My children taught me that nothing is as persuasive as a belief in oneself. I noticed that some of my no’s they accepted easily. Others they seemed to think were open for debate. I realized that my conviction is what made the difference.

Once I saw that truth, I saw it everywhere. People sense wobbliness. If they have a preference of their own and know you aren’t sure of your preference, they’re going to try to persuade you to accept theirs. People also sense firmness. When they do, they tend to respect it. (You may have to sign a form that you are going Against Medical Advice, but it will be respected).

This is one reason that mothers who have already given birth are so particularly powerful:  they already know they can do it.

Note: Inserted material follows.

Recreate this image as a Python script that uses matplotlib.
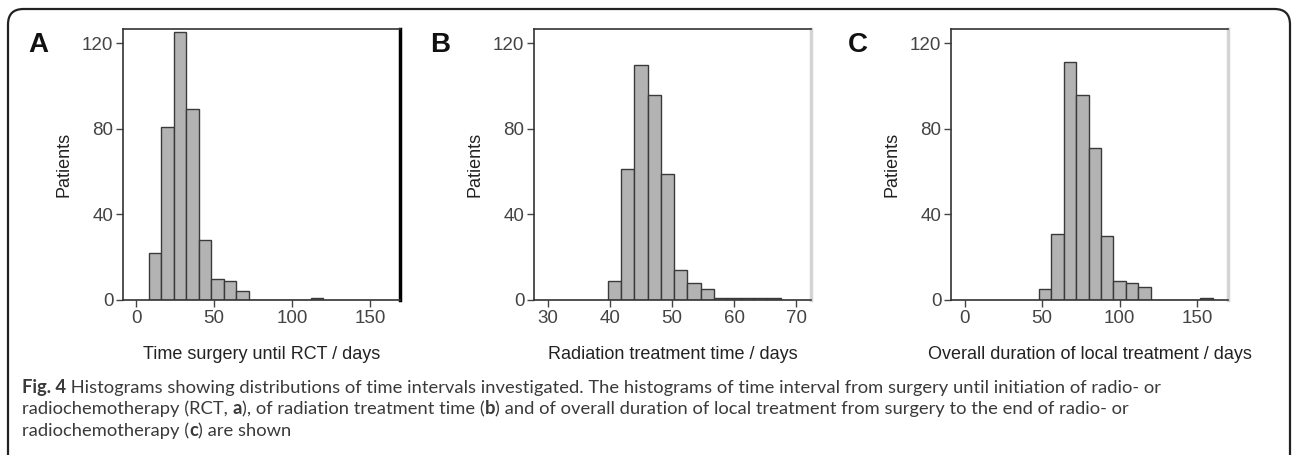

In order to build up your belief in yourself I recommend:

  • Immerse yourself in positive birth stories. (I wrote about this here). Read them. Watch them. Ask mothers to tell you theirs. This also means strenuously avoiding negative birth stories! Yes, it’s true that bad things happen sometimes in birth. But the effect of a fearful story on your psyche is outsized and profound. Fearful stories are not just more information for you to consider. They are damaging to your well-being.
  • Think of yourself as a mother. What words, images and feelings come to mind when you think, “mother”? What words, images and feelings come to mind when you think, “patient”? Lead with your mother energy in all your interactions with the staff. If an intervention is proposed, pause and say to yourself, “I am a mother!” Then draw yourself up and get the information a mother needs to make a decision she believes in.

3.  Believe in your body.

As your body knew how to conceive and gestate this baby, it knows how to birth. Nature has honed this design over millennia to be healthy and safe for the vast majority of mothers and babies. Your doctor has a responsibility to present a compelling medical case of dysfunction before asking your permission to interfere with it.

To build up confidence in your body, I recommend spending time each day connecting to your body and your baby. Try a daily practice of deep breathing, ten minutes morning and night, followed by ten minutes of feeling and visualizing yourself playing with your baby. This practice will build up your sense of yourself as an authority on your body and your authority as the mother of your baby. This sense is an important counter-balance to thinking of yourself as someone’s patient.

4.  Have a team of people who believe in you: your partner and your doula.

We are social animals. We continually look to others to validate our experience of things, to support us or challenge us. Your partner has a role to play in sharing the emotions of the birth. A doula has other roles. She balances the weight of authority in the room. Her presence influences how you are perceived and treated by your birth attendant. It has an even more profound influence on you, how you see yourself and interpret your experience. In addition to the psychic benefit, she is trained specifically to offer effective emotional and physical support to birthing women. I’ve written about the benefits of doulas here.

To adopt these patient-proofing practices means you are taking responsibility for your care. When you do you will elicit more respectful and compassionate care from your care providers, which will set you up for a more healthy hospital experience.